Por esa razón todos creyeron que Chávez tenía las de ganar, y que Uribe, debilitado internacionalmente, estaba cayendo en manos del venezolano. En realidad, Uribe estaba tendiéndole una trampa.
Nada teme Uribe tanto, como la posibilidad de que resurja en Colombia el anhelo o la esperanza de la paz con las Farc. El día que ello suceda, deja de ser necesario y se convierte en un pasivo. Por eso no cesa un solo minuto de lacerar la imagen de las Farc y de la izquierda democrática, para convencer a los colombianos de que la prioridad nacional debe ser la confianza inversionista, y no una paz que asegura es imposible.
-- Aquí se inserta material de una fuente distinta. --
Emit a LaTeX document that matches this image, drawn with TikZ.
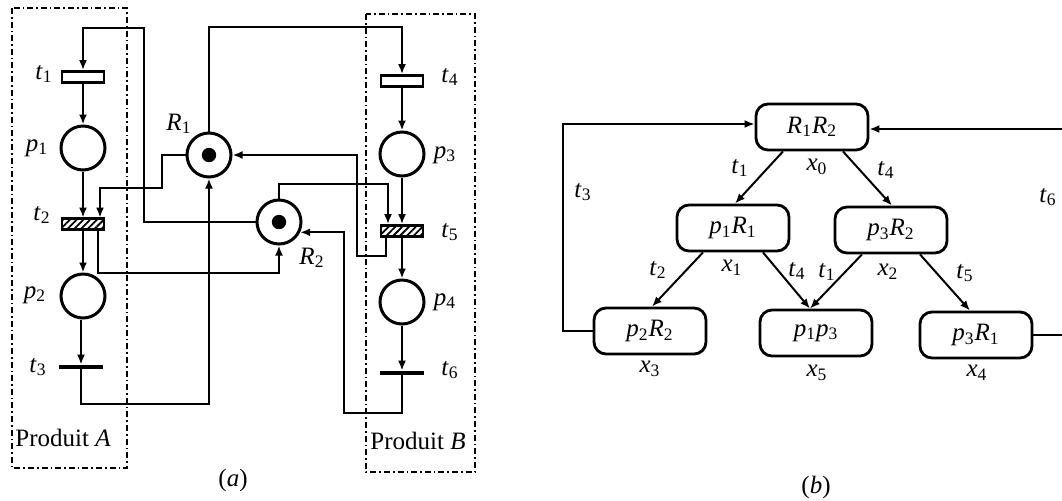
\documentclass[tikz,border=0pt]{standalone}
\usepackage{fontspec}
\setmainfont{Liberation Serif}
\usetikzlibrary{arrows.meta,patterns.meta,calc}
\newcommand\ixs[2]{\textit{#1}\textsubscript{#2}}
\begin{document}
\begin{tikzpicture}[x=0.5pt,y=-0.5pt,
  font=\fontsize{12.5}{15}\selectfont,
  arr/.style={-{Latex[length=5pt,width=4pt]}, line width=1pt},
  place/.style={circle,draw,line width=1.5pt,minimum size=22pt,inner sep=0pt},
  trans/.style={rectangle,draw,line width=1.4pt,minimum width=21pt,minimum height=5.5pt,inner sep=0pt},
  htrans/.style={trans,pattern={Lines[angle=45,distance=2.4pt,line width=0.9pt]}},
  bar/.style={rectangle,fill=black,minimum width=22pt,minimum height=2pt,inner sep=0pt},
  state/.style={rectangle,rounded corners=6pt,draw,line width=1.4pt,minimum width=56pt,minimum height=23pt,inner sep=0pt},
  prod/.style={line width=0.9pt,dash pattern=on 3pt off 1.5pt on 0.8pt off 1.5pt},
  lbl/.style={inner sep=0pt}]
\useasboundingbox (0,0) rectangle (1062,500);

% ---------- (a) ----------
\draw[prod] (12,8) rectangle (127,468);
\draw[prod] (366,14) rectangle (475,472);

\node[trans]  (t1) at (83,77) {};
\node[place]  (p1) at (83,148) {};
\node[htrans] (t2) at (83,224) {};
\node[place]  (p2) at (83,296) {};
\node[bar]    (t3) at (81,367) {};

\node[trans]  (t4) at (402,81) {};
\node[place]  (p3) at (402,154) {};
\node[htrans] (t5) at (402,231) {};
\node[place]  (p4) at (402,302) {};
\node[bar]    (t6) at (402,373) {};

\node[place] (R1) at (209,155) {};
\fill (R1.center) circle (3.6pt);
\node[place] (R2) at (279,222) {};
\fill (R2.center) circle (3.6pt);

\draw[arr] (t1) -- (p1);
\draw[arr] (p1) -- (t2);
\draw[arr] (t2) -- (p2);
\draw[arr] (p2.south -| t3) -- (t3.north);
\draw[arr] (t4) -- (p3);
\draw[arr] (p3) -- (t5);
\draw[arr] (t5) -- (p4);
\draw[arr] (p4) -- (t6);

\draw[arr] (R2.west) -| (144,28) -| (t1.north);
\draw[arr] (R1.north) |- ($(t4.north)+(0,-47)$) -- (t4.north);
\draw[arr] (R1.west) -| (162,188) -| ($(t2.north)+(17,0)$);
\draw[arr] ($(t2.south)+(15,0)$) |- ($(R2.south)+(0,27)$) -- (R2.south);
\draw[arr] (t3.south) |- ($(R1.south)+(0,225)$) -- (R1.south);
\draw[arr] (R2.north) |- ($(t5.north)+(-14,-40)$) -- ($(t5.north)+(-14,0)$);
\coordinate (k5) at (357,256);
\draw[arr] ($(t5.south)+(-16,0)$) |- (k5) |- (R1.east);
\coordinate (k6) at (344,413);
\draw[arr] (t6.south) |- (k6) |- (R2.-26);

\node[lbl] (lt1) at (44,74) {\ixs{t}{1}};
\node[lbl] (lp1) at (37,148) {\ixs{p}{1}};
\node[lbl] (lt2) at (42,215) {\ixs{t}{2}};
\node[lbl] (lp2) at (35,295) {\ixs{p}{2}};
\node[lbl] (lt3) at (38,367) {\ixs{t}{3}};
\node[lbl] (lR1) at (179,124) {\ixs{R}{1}};
\node[lbl] (lR2) at (312,258) {\ixs{R}{2}};
\node[lbl] (lt4) at (450,77) {\ixs{t}{4}};
\node[lbl] (lp3) at (445,155) {\ixs{p}{3}};
\node[lbl] (lt5) at (450,232) {\ixs{t}{5}};
\node[lbl] (lp4) at (445,302) {\ixs{p}{4}};
\node[lbl] (lt6) at (450,370) {\ixs{t}{6}};
\node[lbl,anchor=west] (pA) at (15,438) {Produit \textit{A}};
\node[lbl,anchor=west] (pB) at (370,441) {Produit \textit{B}};
\node[lbl] (ca) at (233,480) {(\textit{a})};

% ---------- (b) ----------
\node[state] (x0) at (812,127) {\ixs{R}{1}\ixs{R}{2}};
\node[state] (x1) at (733,228) {\ixs{p}{1}\ixs{R}{1}};
\node[state] (x2) at (891,230) {\ixs{p}{3}\ixs{R}{2}};
\node[state] (x3) at (650,331) {\ixs{p}{2}\ixs{R}{2}};
\node[state] (x5) at (816,333) {\ixs{p}{1}\ixs{p}{3}};
\node[state] (x4) at (976,335) {\ixs{p}{3}\ixs{R}{1}};

\draw[arr] ($(x0.south)+(-29,0)$) -- ($(x1.north)+(2,0)$);
\draw[arr] ($(x0.south)+(31,0)$) -- ($(x2.north)+(1,0)$);
\draw[arr] ($(x1.south)+(-30,0)$) -- ($(x3.north)+(2,0)$);
\draw[arr] ($(x1.south)+(30,0)$) -- ($(x5.north)+(-6,0)$);
\draw[arr] ($(x2.south)+(-29,0)$) -- ($(x5.north)+(-6,0)$);
\draw[arr] ($(x2.south)+(29,0)$) -- ($(x4.north)+(-6,0)$);
\coordinate (l3) at (563,124);
\draw[arr] (x3.west) -| (l3) -- (x0.west |- l3);
\coordinate (l6) at (1068,129);
\draw[arr] (x4.east) -| (l6) -- (x0.east |- l6);

\node[lbl] (bt1) at (740,168) {\ixs{t}{1}};
\node[lbl] (bx0) at (817,167) {\ixs{x}{0}};
\node[lbl] (bt4) at (886,170) {\ixs{t}{4}};
\node[lbl] (bt2) at (658,270) {\ixs{t}{2}};
\node[lbl] (bx1) at (732,268) {\ixs{x}{1}};
\node[lbl] (bt4b) at (797,271) {\ixs{t}{4}};
\node[lbl] (bt1b) at (827,272) {\ixs{t}{1}};
\node[lbl] (bx2) at (888,272) {\ixs{x}{2}};
\node[lbl] (bt5) at (965,273) {\ixs{t}{5}};
\node[lbl] (bx3) at (650,369) {\ixs{x}{3}};
\node[lbl] (bx5) at (817,373) {\ixs{x}{5}};
\node[lbl] (bx4) at (977,373) {\ixs{x}{4}};
\node[lbl] (bt3) at (583,192) {\ixs{t}{3}};
\node[lbl] (bt6) at (1048,197) {\ixs{t}{6}};
\node[lbl] (cb) at (816,487) {(\textit{b})};
\end{tikzpicture}
\end{document}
Y el único capaz de encender la llama de la paz en Colombia, era Hugo Chávez, porque solo él podía ser mediador y garante de los intereses políticos de unas Farc cada vez más aisladas del mundo. Y al serlo, el presidente venezolano podría adquirir una influencia determinante sobre la agenda política y electoral colombiana, señalando al candidato presidencial con quien sería viable una negociación exitosa, y con quien no.
Pero Uribe sabía también, que si lograba forzar a Chávez a mostrar su proximidad política con las Farc, antes de que pudiera jugarla como un as bajo la manga, no solo lo desenmascaraba ante el mundo como aliado del terrorismo, sino que lo convertía en la columna vertebral de la hecatombe.
La pelea con Chávez le permite a Uribe cerrar el círculo del conflicto con las Farc y el Polo Democrático, que es la fuente de su popularidad, del apoyo de los Estados Unidos y los militares, y por ende de su poder hegemónico. El fantasma de la toma del poder por parte del terrorismo, toma una cara mucho más creíble bajo la imagen, y el verbo, de Hugo Chávez. Si la confrontación con éste se mantiene en tono espectacular, será muy difícil que los colombianos no se aferren a Uribe, como único salvador de lo que denominó el domingo pasado, “un gobierno con influencia del terrorismo en Colombia”.
Chávez sabía que no debía precipitarse para hacer su entrada en el escenario colombiano. Que debía esperar un momento electoral en que pudiera jugar su carta “pacificadora”, apoyando a un candidato de izquierda contra un uribismo fracasado en la consecución de la paz. Por eso abrazaba a Uribe con hipócrita paciencia.
Pero se dejó tentar por el espejismo del intercambio humanitario. Y permitió que Uribe acelerara el advenimiento del inevitable enfrentamiento, que llegó en el momento más desfavorable para Chávez en años. Luego del golpe demoledor del Rey de España, en medio de la posible derrota electoral por el referendo autoritario, y de la apoteosis de popularidad de Uribe. Pero sobretodo, de la demora marrullera de las Farc para dilatar su protagonismo, que acabó con el mito de que solo obedecerían a Chávez.
Uribe hizo carambola – le puso cara a la hecatombe despertando un nacionalismo fervoroso, graduó a Chávez de auspiciador del terrorismo, y despejó el peligro de una futura intervención exitosa del presidente venezolano en la política nacional -. Y le devolvió oxigeno al TLC, dándole a los norteamericanos lo que más les gusta, anti chavismo furibundo.